Work to be completed |
In your copy, leave out the pictures; write out all the data exactly.

+ + + +

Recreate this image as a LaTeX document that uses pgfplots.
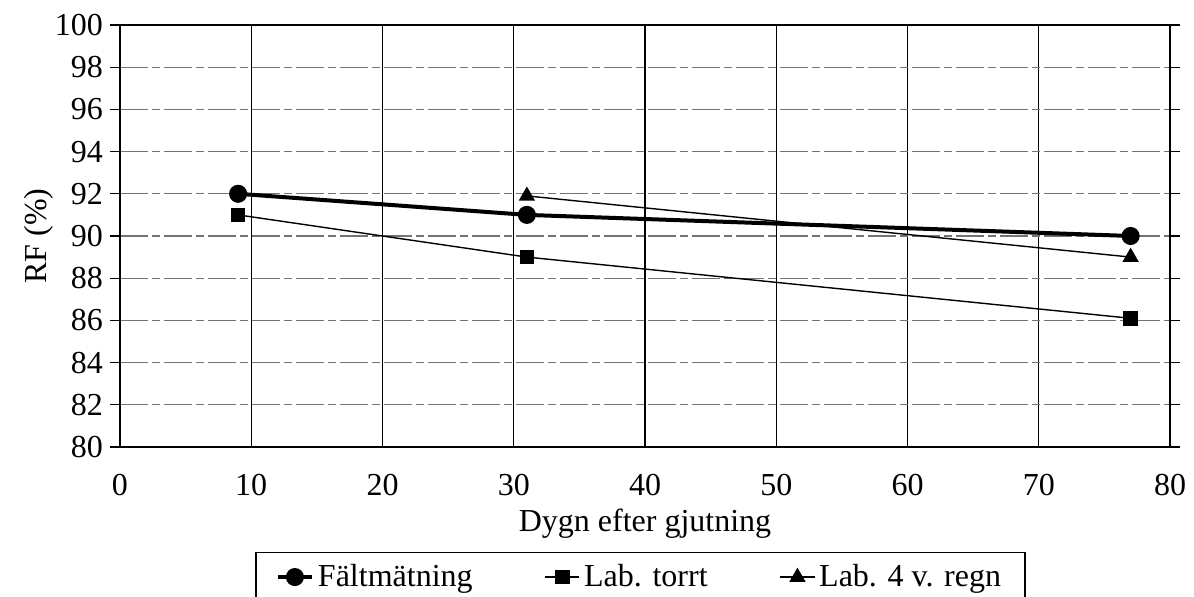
\documentclass[border=0pt]{standalone}
\usepackage{pgfplots}
\pgfplotsset{compat=1.18}
\usepackage{fontspec}
\setmainfont{Liberation Serif}
\begin{document}
\begin{tikzpicture}
\clip (-60pt,-75pt) rectangle (537pt,223.5pt);
\begin{axis}[
  at={(0,0)}, anchor=south west,
  scale only axis, width=525pt, height=211pt,
  xmin=0, xmax=80, ymin=80, ymax=100,
  xtick={0,10,...,80}, ytick={80,82,...,100},
  minor xtick={5,15,...,75},
  xtick style={draw=none},
  minor tick length=3pt,
  ytick style={black, line width=0.6pt},
  tick align=outside, major tick length=5pt,
  xmajorgrids, ymajorgrids,
  x grid style={black, line width=0.7pt},
  y grid style={black!55, line width=0.6pt, dash pattern=on 14pt off 2pt on 4pt off 2pt},
  axis line style={black, line width=1.1pt},
  tick label style={font=\fontsize{16}{19}\selectfont},
  /pgf/number format/assume math mode=true,
  xticklabel style={yshift=-5pt},
  xlabel={Dygn efter gjutning}, ylabel={RF (\%)},
  label style={font=\fontsize{16}{19}\selectfont},
  xlabel style={yshift=0pt},
  ylabel style={yshift=-6pt},
  legend columns=3,
  legend style={at={(axis description cs:0.1286,-0.248)}, anchor=north west,
    draw=black, line width=0.8pt, font=\fontsize{16}{19}\selectfont,
    inner ysep=4pt, inner xsep=10pt, row sep=14pt,
    /tikz/every even column/.append style={column sep=34pt}},
  legend cell align=left,
]
\addplot[black, line width=2pt, mark=*, mark size=3.5pt] coordinates {(9,92.0) (31,91.0) (77,90.0)};
\addlegendentry{Fältmätning}
\addplot[black, line width=0.7pt, mark=square*, mark size=3.3pt] coordinates {(9,91.0) (31,89.0) (77,86.1)};
\addlegendentry{Lab. torrt}
\addplot[black, line width=0.7pt, mark=triangle*, mark size=4pt] coordinates {(31,91.9) (77,89.0)};
\addlegendentry{Lab. 4 v. regn}
\end{axis}
\end{tikzpicture}
\end{document}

+ + + +

Solution below |
Recreate this image as a LaTeX document that uses pgfplots.
\documentclass[border=0pt]{standalone}
\usepackage{pgfplots}
\pgfplotsset{compat=1.18}
\usepackage{fontspec}
\setmainfont{Liberation Serif}
\begin{document}
\begin{tikzpicture}
\clip (-60pt,-75pt) rectangle (537pt,223.5pt);
\begin{axis}[
  at={(0,0)}, anchor=south west,
  scale only axis, width=525pt, height=211pt,
  xmin=0, xmax=80, ymin=80, ymax=100,
  xtick={0,10,...,80}, ytick={80,82,...,100},
  minor xtick={5,15,...,75},
  xtick style={draw=none},
  minor tick length=3pt,
  ytick style={black, line width=0.6pt},
  tick align=outside, major tick length=5pt,
  xmajorgrids, ymajorgrids,
  x grid style={black, line width=0.7pt},
  y grid style={black!55, line width=0.6pt, dash pattern=on 14pt off 2pt on 4pt off 2pt},
  axis line style={black, line width=1.1pt},
  tick label style={font=\fontsize{16}{19}\selectfont},
  /pgf/number format/assume math mode=true,
  xticklabel style={yshift=-5pt},
  xlabel={Dygn efter gjutning}, ylabel={RF (\%)},
  label style={font=\fontsize{16}{19}\selectfont},
  xlabel style={yshift=0pt},
  ylabel style={yshift=-6pt},
  legend columns=3,
  legend style={at={(axis description cs:0.1286,-0.248)}, anchor=north west,
    draw=black, line width=0.8pt, font=\fontsize{16}{19}\selectfont,
    inner ysep=4pt, inner xsep=10pt, row sep=14pt,
    /tikz/every even column/.append style={column sep=34pt}},
  legend cell align=left,
]
\addplot[black, line width=2pt, mark=*, mark size=3.5pt] coordinates {(9,92.0) (31,91.0) (77,90.0)};
\addlegendentry{Fältmätning}
\addplot[black, line width=0.7pt, mark=square*, mark size=3.3pt] coordinates {(9,91.0) (31,89.0) (77,86.1)};
\addlegendentry{Lab. torrt}
\addplot[black, line width=0.7pt, mark=triangle*, mark size=4pt] coordinates {(31,91.9) (77,89.0)};
\addlegendentry{Lab. 4 v. regn}
\end{axis}
\end{tikzpicture}
\end{document}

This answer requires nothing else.